> DIRECTION
In the listing that follows, retype every line from the first through the one containing "const yTicks = [100, 200, 300, 400, 500];". Pictures are to be left out.

> DATA SECTION
⟨

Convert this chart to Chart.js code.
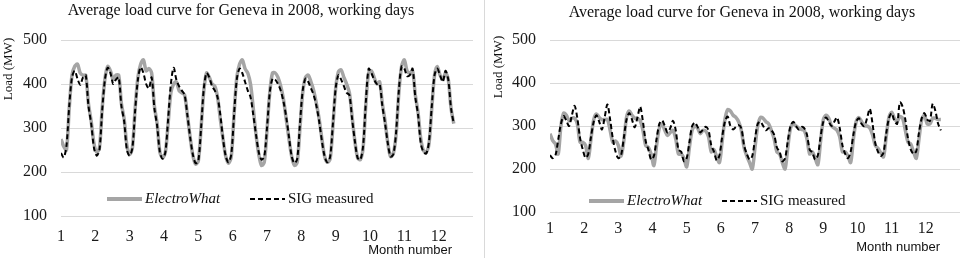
<!DOCTYPE html>
<html>
<head>
<meta charset="utf-8">
<script src="https://cdn.jsdelivr.net/npm/chart.js@4/dist/chart.umd.min.js"></script>
<style>
  body { margin: 0; background: #fff; }
  #wrap { position: relative; width: 965px; height: 258px; overflow: hidden; }
  #left { position: absolute; left: 0; top: 0; width: 482px; height: 258px; }
  #right { position: absolute; left: 484px; top: 0; width: 480px; height: 258px; border-left: 1px solid #d9d9d9; }
</style>
</head>
<body>
<div id="wrap">
  <div id="left"><canvas id="c1" width="482" height="258"></canvas></div>
  <div id="right"><canvas id="c2" width="480" height="258"></canvas></div>
</div>
<script>
const title = 'Average load curve for Geneva in 2008, working days';
const months = ['1', '2', '3', '4', '5', '6', '7', '8', '9', '10', '11', '12'];
const hours = [0, 2, 4, 6, 8, 10, 12, 14, 16, 18, 20, 22];
const yTicks = [100, 200, 300, 400, 500];

// left panel, one row per month
const leftElectro = [
  [275, 258, 250, 345, 420, 440, 445, 425, 420, 420, 355, 315],
  [265, 245, 255, 345, 412, 440, 430, 410, 420, 420, 355, 320],
  [260, 240, 255, 345, 415, 445, 455, 430, 435, 425, 350, 310],
  [245, 232, 245, 310, 380, 400, 405, 385, 380, 375, 330, 280],
  [238, 218, 225, 300, 385, 425, 415, 400, 395, 370, 320, 275],
  [235, 220, 235, 330, 415, 445, 455, 435, 425, 400, 345, 285],
  [240, 215, 222, 295, 380, 425, 425, 415, 395, 365, 320, 275],
  [235, 215, 222, 300, 380, 415, 420, 405, 385, 355, 320, 275],
  [235, 222, 230, 305, 390, 428, 432, 415, 400, 380, 325, 270],
  [232, 228, 255, 355, 425, 430, 415, 400, 405, 355, 315, 265],
  [235, 242, 285, 380, 440, 455, 430, 425, 430, 375, 335, 275],
  [248, 245, 265, 345, 420, 440, 420, 410, 425, 410, 345, 310]
];
const leftSig = [
  [243, 233, 260, 350, 415, 430, 412, 398, 415, 420, 350, 310],
  [255, 237, 250, 340, 410, 437, 425, 400, 410, 415, 350, 315],
  [250, 237, 255, 340, 410, 438, 425, 400, 390, 415, 345, 305],
  [245, 230, 245, 320, 400, 437, 410, 395, 385, 375, 330, 280],
  [240, 220, 225, 300, 390, 425, 415, 395, 385, 370, 330, 275],
  [235, 222, 240, 330, 410, 435, 425, 405, 385, 370, 330, 285],
  [245, 228, 235, 300, 380, 412, 410, 400, 385, 360, 325, 280],
  [235, 220, 230, 310, 385, 412, 405, 390, 375, 350, 315, 270],
  [235, 222, 235, 310, 390, 420, 410, 395, 380, 375, 320, 270],
  [232, 228, 260, 360, 435, 425, 410, 400, 400, 350, 310, 265],
  [235, 240, 290, 385, 440, 435, 418, 420, 435, 370, 330, 265],
  [245, 242, 270, 350, 420, 435, 420, 405, 430, 410, 345, 310]
];

// right panel
const rightElectro = [
  [282, 266, 258, 235, 300, 330, 325, 312, 318, 318, 305, 262],
  [262, 255, 225, 270, 315, 328, 320, 315, 315, 315, 290, 262],
  [265, 255, 230, 265, 320, 335, 325, 318, 318, 312, 290, 255],
  [250, 235, 208, 255, 295, 305, 290, 278, 285, 290, 270, 235],
  [235, 225, 205, 250, 290, 300, 295, 282, 290, 288, 275, 240],
  [245, 228, 215, 265, 315, 338, 335, 325, 320, 310, 290, 250],
  [230, 215, 200, 250, 300, 320, 318, 310, 305, 290, 270, 240],
  [235, 215, 200, 250, 295, 305, 300, 295, 292, 290, 270, 235],
  [240, 225, 210, 265, 315, 325, 318, 300, 295, 290, 275, 240],
  [240, 230, 215, 270, 310, 320, 310, 300, 300, 295, 280, 255],
  [248, 238, 228, 275, 320, 332, 318, 310, 322, 318, 290, 262],
  [258, 240, 225, 270, 315, 325, 305, 305, 318, 318, 315, 315]
];
const rightSig = [
  [232, 225, 232, 268, 305, 323, 312, 300, 325, 347, 318, 272],
  [245, 226, 235, 275, 310, 325, 310, 292, 320, 350, 315, 270],
  [240, 225, 232, 272, 315, 330, 315, 297, 320, 345, 310, 265],
  [245, 222, 230, 270, 305, 313, 300, 285, 295, 312, 290, 245],
  [240, 218, 225, 262, 300, 308, 298, 285, 292, 298, 290, 255],
  [240, 220, 232, 275, 310, 322, 300, 292, 298, 302, 295, 255],
  [235, 222, 230, 270, 305, 310, 300, 290, 295, 290, 280, 250],
  [240, 218, 225, 265, 300, 310, 300, 292, 298, 295, 280, 245],
  [238, 222, 232, 275, 310, 320, 310, 300, 310, 320, 295, 255],
  [235, 225, 240, 280, 310, 318, 305, 300, 318, 340, 305, 260],
  [240, 230, 238, 282, 318, 330, 312, 305, 355, 345, 315, 270],
  [245, 235, 242, 285, 318, 330, 315, 312, 352, 335, 305, 290]
];

const hoursPerMonth = 24;
const labelStep = 25; // excel put a month label every 25 categories

function toPoints(rows) {
  const pts = [];
  rows.forEach((row, m) => {
    row.forEach((v, k) => pts.push({ x: m * hoursPerMonth + hours[k], y: v }));
  });
  return pts;
}

const serif = '"Liberation Serif", "Times New Roman", serif';

const decor = {
  id: 'decor',
  afterDraw(chart, args, o) {
    const ctx = chart.ctx;
    ctx.save();
    ctx.fillStyle = '#111';
    ctx.textBaseline = 'middle';

    ctx.font = '16px ' + serif;
    ctx.textAlign = 'center';
    ctx.fillText(title, o.titleX, o.titleY);

    ctx.save();
    ctx.translate(o.yTitleX, o.yTitleY);
    ctx.rotate(-Math.PI / 2);
    ctx.font = '13px ' + serif;
    ctx.fillText('Load (MW)', 0, 0);
    ctx.restore();

    ctx.font = '13px "Liberation Sans", Arial, sans-serif';
    ctx.textAlign = 'right';
    ctx.fillText('Month number', o.monthX, o.monthY);

    // legend
    const ly = o.legendY;
    ctx.lineCap = 'butt';
    ctx.strokeStyle = '#a5a5a5';
    ctx.lineWidth = 4;
    ctx.beginPath();
    ctx.moveTo(o.legendX, ly);
    ctx.lineTo(o.legendX + 35, ly);
    ctx.stroke();
    ctx.textAlign = 'left';
    ctx.font = 'italic 15px ' + serif;
    ctx.fillText('ElectroWhat', o.legendX + 38, ly);

    ctx.strokeStyle = '#000';
    ctx.lineWidth = 2;
    ctx.setLineDash([5, 3]);
    ctx.beginPath();
    ctx.moveTo(o.legendX2, ly);
    ctx.lineTo(o.legendX2 + 35, ly);
    ctx.stroke();
    ctx.setLineDash([]);
    ctx.font = '15px ' + serif;
    ctx.fillText('SIG measured', o.legendX2 + 38, ly);
    ctx.restore();
  }
};

function makeChart(id, electro, sig, lay) {
  return new Chart(document.getElementById(id), {
    type: 'line',
    data: {
      datasets: [
        {
          label: 'SIG measured',
          data: toPoints(sig),
          borderColor: '#000',
          borderWidth: 2,
          borderDash: [5, 3],
          pointRadius: 0,
          tension: 0.3,
          order: 0
        },
        {
          label: 'ElectroWhat',
          data: toPoints(electro),
          borderColor: '#a5a5a5',
          borderWidth: 3.5,
          pointRadius: 0,
          tension: 0.3,
          order: 1
        }
      ]
    },
    options: {
      responsive: false,
      animation: false,
      layout: { padding: { top: 40, right: lay.padRight, left: 0, bottom: 0 } },
      plugins: {
        legend: { display: false },
        tooltip: { enabled: false },
        decor: lay.decor
      },
      scales: {
        x: {
          type: 'linear',
          min: 0,
          max: 300,
          afterBuildTicks: (s) => { s.ticks = months.map((m, i) => ({ value: i * labelStep })); },
          afterFit: (s) => { s.height = lay.xHeight; },
          ticks: {
            autoSkip: false,
            maxRotation: 0,
            padding: lay.xPad,
            color: '#1a1a1a',
            font: { family: serif, size: 16 },
            callback: (v, i) => months[i]
          },
          grid: { display: false, drawTicks: false },
          border: { display: false }
        },
        y: {
          min: 100,
          max: 500,
          afterBuildTicks: (s) => { s.ticks = yTicks.map(v => ({ value: v })); },
          afterFit: (s) => { s.width = lay.yWidth; },
          ticks: {
            padding: 14,
            color: '#1a1a1a',
            font: { family: serif, size: 16 }
          },
          grid: { color: '#d9d9d9', lineWidth: 1, drawTicks: false },
          border: { display: false }
        }
      }
    },
    plugins: [decor]
  });
}

makeChart('c1', leftElectro, leftSig, {
  padRight: 9, xHeight: 42, yWidth: 61, xPad: 11,
  decor: { titleX: 241, titleY: 11, yTitleX: 9, yTitleY: 69, monthX: 452, monthY: 250, legendX: 107, legendX2: 250, legendY: 199 }
});
makeChart('c2', rightElectro, rightSig, {
  padRight: 5, xHeight: 46, yWidth: 65, xPad: 7,
  decor: { titleX: 257, titleY: 13, yTitleX: 14, yTitleY: 67, monthX: 455, monthY: 247, legendX: 104, legendX2: 237, legendY: 201 }
});
</script>
</body>
</html>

⟩

> EXERCISE RESULT
Convert this chart to Chart.js code.
<!DOCTYPE html>
<html>
<head>
<meta charset="utf-8">
<script src="https://cdn.jsdelivr.net/npm/chart.js@4/dist/chart.umd.min.js"></script>
<style>
  body { margin: 0; background: #fff; }
  #wrap { position: relative; width: 965px; height: 258px; overflow: hidden; }
  #left { position: absolute; left: 0; top: 0; width: 482px; height: 258px; }
  #right { position: absolute; left: 484px; top: 0; width: 480px; height: 258px; border-left: 1px solid #d9d9d9; }
</style>
</head>
<body>
<div id="wrap">
  <div id="left"><canvas id="c1" width="482" height="258"></canvas></div>
  <div id="right"><canvas id="c2" width="480" height="258"></canvas></div>
</div>
<script>
const title = 'Average load curve for Geneva in 2008, working days';
const months = ['1', '2', '3', '4', '5', '6', '7', '8', '9', '10', '11', '12'];
const hours = [0, 2, 4, 6, 8, 10, 12, 14, 16, 18, 20, 22];
const yTicks = [100, 200, 300, 400, 500];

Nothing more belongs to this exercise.